Зубенко хорошо потрудился перед моей новой комиссией. Она оставила все мои диагнозы без изменений, еще раз подтвердив мою пригодность к службе. Я с горя напился Сашкиной спермы и пошел к Бадме за пропиской в каком-нибудь новом отделении. Узбека на месте не было, и я оставил свои попытки до завтра. Санитарка-алкоголичка будила меня долго. Но стоило ей сказать, что меня выписывают, и что за мной уже приехали, как я мгновенно вскочил с постели. Ничего себе оперативность! Не иначе, как Зубенко насолил. Чувствовалась его подлая рука. Этого старшего прапорщика в своей части я увидеть не успел. Да и не мудрено — я ведь там почти не был. Зато угроза вернуться туда была более чем реальной. Санитарка повела меня переодеваться. Мне казалось, что я сплю, настолько было нереальным всё происходящее. Бадма в кабинете отсутствовал.

Увидев приближающуюся к штабу алкоголичку, я забрался в пространство между столами, где совсем недавно засыпал у Сашки на груди. „Где вашего дружка носит?“ „Не знаем“. Она заглянула между столов. Я догадался прикрыть блестящие пуговицы, и темнота скрыла меня. Уже более часа я лежал, надеясь, что вот-вот появится Бадма. Вместо него пару раз залетал Зубенко, изрыгая массу непристойностей в мой адрес. Ребята попросили меня не подвергать неприятностям и их. Я пошел к кабинету Бадмы, но вместо него застал пролетавшего мимо Зубенко. Он был в ярости. Не знаю, что его удержало от физической расправы. Только соврав, что я забыл в классе военный билет, я получил возможность проститься с ребятами. На все объятия и поцелуи мне была отпущена минута. Ёжик в последний момент сунул мне в карманы остатки адельфана и бросил на меня взгляд, как мне показалось, полный тоски и отчаяния.

Сказать, что мой старший прапорщик был зол на меня — значит не сказать ничего. Зубенко бегал вокруг и подливал масла в огонь, перечисляя отделения, которые он обегал в поисках меня. Я злобно сверкнул глазами в его сторону и сильно хлопнул входной неврологической дверью. Уже выходя за ворота, я всё высматривал вдалеке машину Бадмы. Последняя надежда исчезла, когда мы вышли на трамвайную линию и пошли в сторону остановки мимо стаи ворон, облепивших замерзший и сплющенный машинами труп кота.

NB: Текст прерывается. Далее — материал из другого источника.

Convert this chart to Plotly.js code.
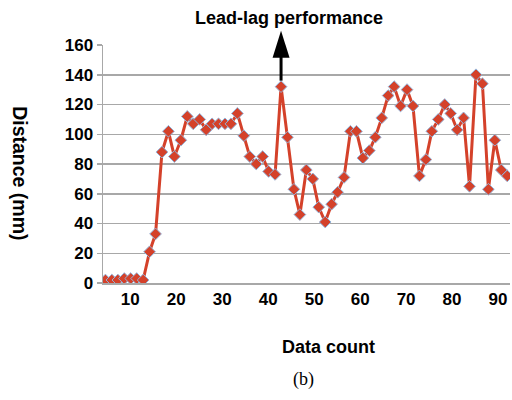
<!DOCTYPE html>
<html>
<head>
<meta charset="utf-8">
<script src="https://cdn.plot.ly/plotly-3.0.1.min.js"></script>
<style>html,body{margin:0;padding:0;background:#fff;}#chart{width:512px;height:400px;}</style>
</head>
<body>
<div id="chart"></div>
<script>
// Data count (x)
const dataCount = [4.6, 6.0, 7.3, 8.7, 10.1, 11.4, 12.8, 14.2, 15.5, 16.9,
  18.3, 19.6, 21.0, 22.4, 23.7, 25.1, 26.5, 27.8, 29.2, 30.6,
  31.9, 33.3, 34.7, 36.0, 37.4, 38.8, 40.1, 41.5, 42.8, 44.2,
  45.6, 46.9, 48.3, 49.7, 51.0, 52.4, 53.8, 55.1, 56.5, 57.9,
  59.2, 60.6, 62.0, 63.3, 64.7, 66.1, 67.4, 68.8, 70.2, 71.5,
  72.9, 74.3, 75.6, 77.0, 78.4, 79.7, 81.1, 82.5, 83.8, 85.2,
  86.6, 87.9, 89.3, 90.7, 92.0];
// Distance (mm)
const distance = [2, 2, 2, 3, 3, 3, 2, 21, 33, 88,
  102, 85, 96, 112, 107, 110, 103, 107, 107, 107,
  107, 114, 99, 85, 80, 85, 75, 73, 132, 98,
  63, 46, 76, 70, 51, 41, 53, 61, 71, 102,
  102, 84, 89, 98, 111, 126, 132, 119, 130, 119,
  72, 83, 102, 110, 120, 114, 103, 111, 65, 140,
  134, 63, 96, 76, 72];
const xTicks = [10, 20, 30, 40, 50, 60, 70, 80, 90];
const yTicks = [0, 20, 40, 60, 80, 100, 120, 140, 160];
const peakIndex = 28; // lead-lag performance point

const yRange = [0, 160];
const FONT = 'Liberation Sans, Arial, sans-serif';
const grey = '#a8a8a8';

const trace = {
  x: dataCount, y: distance,
  type: 'scatter', mode: 'lines+markers',
  line: {color: '#d4412a', width: 3},
  marker: {symbol: 'diamond', size: 9, color: '#d4412a', line: {color: '#93b3da', width: 1}},
  hoverinfo: 'x+y'
};

const anchorY = (distance[peakIndex] - yRange[0]) / (yRange[1] - yRange[0]);

const layout = {
  width: 512, height: 400,
  margin: {l: 103, r: 2, t: 45, b: 117},
  paper_bgcolor: '#fff', plot_bgcolor: '#fff',
  showlegend: false,
  font: {family: FONT, color: '#000'},
  title: {text: 'Lead-lag performance', font: {family: FONT, size: 18, weight: 'bold', color: '#000'},
          x: 289/512, xanchor: 'center', y: 1 - 18/400, yanchor: 'middle'},
  xaxis: {
    range: [4.07, 92.6], tickvals: xTicks, ticktext: xTicks.map(String),
    showgrid: false, zeroline: false, showline: true, linecolor: grey, linewidth: 1.5,
    ticks: '', tickfont: {family: FONT, size: 17, weight: 'bold', color: '#000'}
  },
  yaxis: {
    range: yRange, tickvals: yTicks,
    showgrid: true, gridcolor: grey, gridwidth: 1.5, zeroline: false,
    showline: true, linecolor: grey, linewidth: 1.5,
    ticks: 'outside', ticklen: 5, tickcolor: grey, tickwidth: 1.5,
    tickfont: {family: FONT, size: 17, weight: 'bold', color: '#000'}
  },
  shapes: [
    {type: 'path', xref: 'x', yref: 'paper', xsizemode: 'pixel', ysizemode: 'pixel',
     xanchor: dataCount[peakIndex], yanchor: anchorY,
     path: 'M-8.5,29 L8.5,29 L0,56 Z', fillcolor: '#000', line: {width: 0}},
    {type: 'line', xref: 'x', yref: 'paper', xsizemode: 'pixel', ysizemode: 'pixel',
     xanchor: dataCount[peakIndex], yanchor: anchorY,
     x0: 0, x1: 0, y0: 6, y1: 30, line: {color: '#000', width: 3}}
  ],
  annotations: [
    {text: 'Data count', xref: 'paper', yref: 'paper', x: 0.553, y: -0.267,
     xanchor: 'center', yanchor: 'middle', showarrow: false,
     font: {family: FONT, size: 18, weight: 'bold', color: '#000'}},
    {text: 'Distance (mm)', xref: 'paper', yref: 'paper', x: -0.203, y: 0.46,
     xanchor: 'center', yanchor: 'middle', showarrow: false, textangle: 90,
     font: {family: FONT, size: 19.5, weight: 'bold', color: '#000'}},
    {text: '(b)', xref: 'paper', yref: 'paper', x: 0.492, y: -0.405,
     xanchor: 'center', yanchor: 'middle', showarrow: false,
     font: {family: 'Liberation Serif, Times New Roman, serif', size: 18, color: '#000'}}
  ]
};

Plotly.newPlot('chart', [trace], layout, {displayModeBar: false, staticPlot: true});
</script>
</body>
</html>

Ничего не скажешь, Бог наказал меня за соучастие в убийстве оперативно! Я стоял на двадцатиградусном морозе на автовокзале, ожидая автобуса. Прохожие удивленно рассматривали явно не по погоде одетого свежезамороженного солдата и стоящего рядом стройного, молодого и злого старшего прапорщика. В автобусе мы не сказали друг другу ни слова. Немного отогревшись, я смотрел в окно, кусая губы, дабы снова проверить, сплю я или нет. Автобус вырулил на трассу Минск-Гродно, и начавшийся снег закрыл пеленой минские пригороды.